## Task
Without including any pictures, write out the listing below exactly.
+++ Collected data
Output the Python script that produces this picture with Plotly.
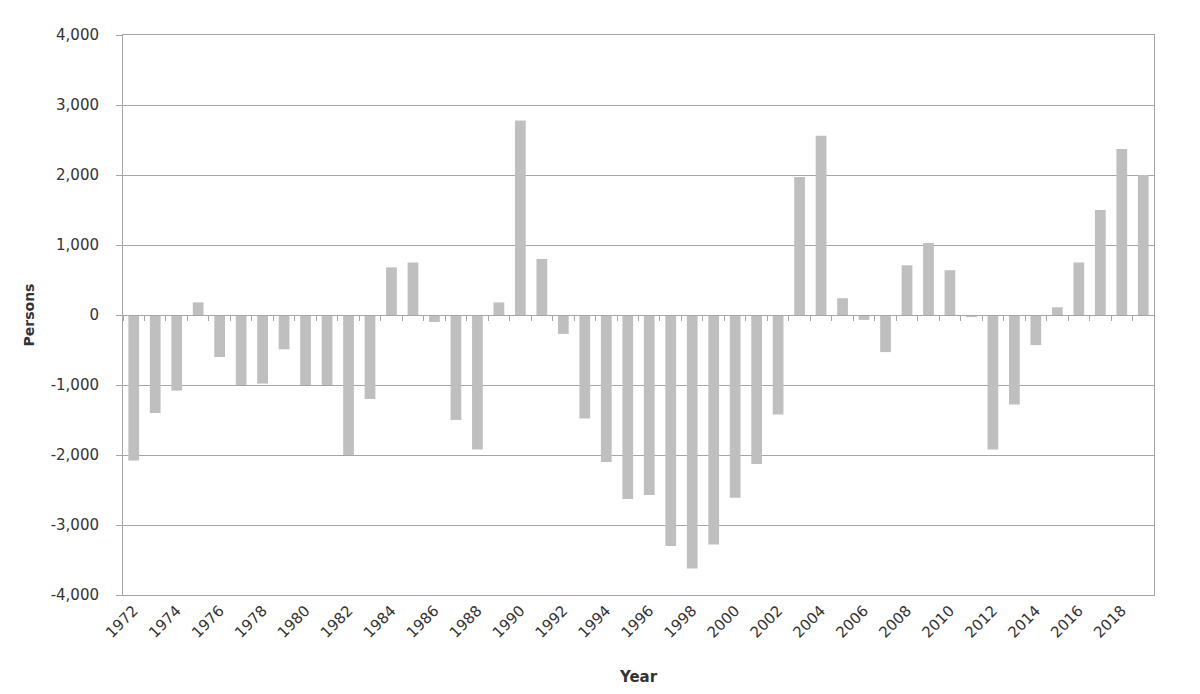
import plotly.graph_objects as go

years = list(range(1972, 2020))
persons = [
    -2080, -1400, -1080, 180, -600, -1000, -980, -490, -1000, -1000,
    -2000, -1200, 680, 750, -100, -1500, -1920, 180, 2780, 800,
    -270, -1480, -2100, -2630, -2570, -3300, -3620, -3280, -2610, -2130,
    -1420, 1970, 2560, 240, -70, -530, 710, 1030, 640, -30,
    -1920, -1280, -430, 110, 750, 1500, 2370, 2000,
]
label_years = years[::2]
y_ticks = [-4000, -3000, -2000, -1000, 0, 1000, 2000, 3000, 4000]

AXIS_GREY = '#A6A6A6'
TEXT = '#333333'
FONT = 'DejaVu Sans, Verdana, sans-serif'

fig = go.Figure()

fig.add_trace(go.Bar(
    x=years,
    y=persons,
    width=0.5,
    marker=dict(color='#BFBFBF', line=dict(width=0)),
    hovertemplate='%{x}: %{y:,}<extra></extra>',
))

# invisible trace so the zero-line axis (Excel style tick marks) is drawn
fig.add_trace(go.Scatter(
    x=[years[0], years[-1]], y=[0, 0], xaxis='x2',
    mode='lines', line=dict(width=0), hoverinfo='skip', showlegend=False,
))

x_range = [years[0] - 0.5, years[-1] + 0.5]
boundaries = [y - 0.5 for y in years] + [years[-1] + 0.5]

# page body has an 8px margin, so the margins are shifted to compensate
fig.update_layout(
    width=1200,
    height=694,
    paper_bgcolor='white',
    plot_bgcolor='white',
    font=dict(family=FONT, size=14, color=TEXT),
    margin=dict(l=115, r=54, t=27, b=107),
    showlegend=False,
    xaxis=dict(
        range=x_range,
        tickmode='array',
        tickvals=label_years,
        ticktext=[str(y) for y in label_years],
        tickangle=-45,
        ticks='',
        showgrid=False,
        showline=True,
        linecolor=AXIS_GREY,
        mirror=True,
        zeroline=False,
        tickfont=dict(size=15, color=TEXT),
        title=dict(text='<b>Year</b>', font=dict(size=15, color=TEXT), standoff=30),
    ),
    xaxis2=dict(
        overlaying='x',
        anchor='free',
        position=0.5,
        range=x_range,
        tickmode='array',
        tickvals=boundaries,
        ticks='outside',
        ticklen=5,
        tickcolor=AXIS_GREY,
        showticklabels=False,
        showline=True,
        linecolor=AXIS_GREY,
        linewidth=1,
        showgrid=False,
        zeroline=False,
    ),
    yaxis=dict(
        range=[-4000, 4000],
        tickmode='array',
        tickvals=y_ticks,
        ticktext=[f"{v:,}" for v in y_ticks],
        ticks='outside',
        ticklen=6,
        tickcolor=AXIS_GREY,
        ticklabelstandoff=14,
        showgrid=True,
        gridcolor=AXIS_GREY,
        gridwidth=1,
        showline=True,
        linecolor=AXIS_GREY,
        mirror=True,
        zeroline=False,
        tickfont=dict(size=15, color=TEXT),
        title=dict(text='<b>Persons</b>', font=dict(size=14, color=TEXT), standoff=12),
    ),
)

fig.write_html("out.html")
++++++
## Answer to this exercise
Output the Python script that produces this picture with Plotly.
import plotly.graph_objects as go

years = list(range(1972, 2020))
persons = [
    -2080, -1400, -1080, 180, -600, -1000, -980, -490, -1000, -1000,
    -2000, -1200, 680, 750, -100, -1500, -1920, 180, 2780, 800,
    -270, -1480, -2100, -2630, -2570, -3300, -3620, -3280, -2610, -2130,
    -1420, 1970, 2560, 240, -70, -530, 710, 1030, 640, -30,
    -1920, -1280, -430, 110, 750, 1500, 2370, 2000,
]
label_years = years[::2]
y_ticks = [-4000, -3000, -2000, -1000, 0, 1000, 2000, 3000, 4000]

AXIS_GREY = '#A6A6A6'
TEXT = '#333333'
FONT = 'DejaVu Sans, Verdana, sans-serif'

fig = go.Figure()

fig.add_trace(go.Bar(
    x=years,
    y=persons,
    width=0.5,
    marker=dict(color='#BFBFBF', line=dict(width=0)),
    hovertemplate='%{x}: %{y:,}<extra></extra>',
))

# invisible trace so the zero-line axis (Excel style tick marks) is drawn
fig.add_trace(go.Scatter(
    x=[years[0], years[-1]], y=[0, 0], xaxis='x2',
    mode='lines', line=dict(width=0), hoverinfo='skip', showlegend=False,
))

x_range = [years[0] - 0.5, years[-1] + 0.5]
boundaries = [y - 0.5 for y in years] + [years[-1] + 0.5]

# page body has an 8px margin, so the margins are shifted to compensate
fig.update_layout(
    width=1200,
    height=694,
    paper_bgcolor='white',
    plot_bgcolor='white',
    font=dict(family=FONT, size=14, color=TEXT),
    margin=dict(l=115, r=54, t=27, b=107),
    showlegend=False,
    xaxis=dict(
        range=x_range,
        tickmode='array',
        tickvals=label_years,
        ticktext=[str(y) for y in label_years],
        tickangle=-45,
        ticks='',
        showgrid=False,
        showline=True,
        linecolor=AXIS_GREY,
        mirror=True,
        zeroline=False,
        tickfont=dict(size=15, color=TEXT),
        title=dict(text='<b>Year</b>', font=dict(size=15, color=TEXT), standoff=30),
    ),
    xaxis2=dict(
        overlaying='x',
        anchor='free',
        position=0.5,
        range=x_range,
        tickmode='array',
        tickvals=boundaries,
        ticks='outside',
        ticklen=5,
        tickcolor=AXIS_GREY,
        showticklabels=False,
        showline=True,
        linecolor=AXIS_GREY,
        linewidth=1,
        showgrid=False,
        zeroline=False,
    ),
    yaxis=dict(
        range=[-4000, 4000],
        tickmode='array',
        tickvals=y_ticks,
        ticktext=[f"{v:,}" for v in y_ticks],
        ticks='outside',
        ticklen=6,
        tickcolor=AXIS_GREY,
        ticklabelstandoff=14,
        showgrid=True,
        gridcolor=AXIS_GREY,
        gridwidth=1,
        showline=True,
        linecolor=AXIS_GREY,
        mirror=True,
        zeroline=False,
        tickfont=dict(size=15, color=TEXT),
        title=dict(text='<b>Persons</b>', font=dict(size=14, color=TEXT), standoff=12),
    ),
)

fig.write_html("out.html")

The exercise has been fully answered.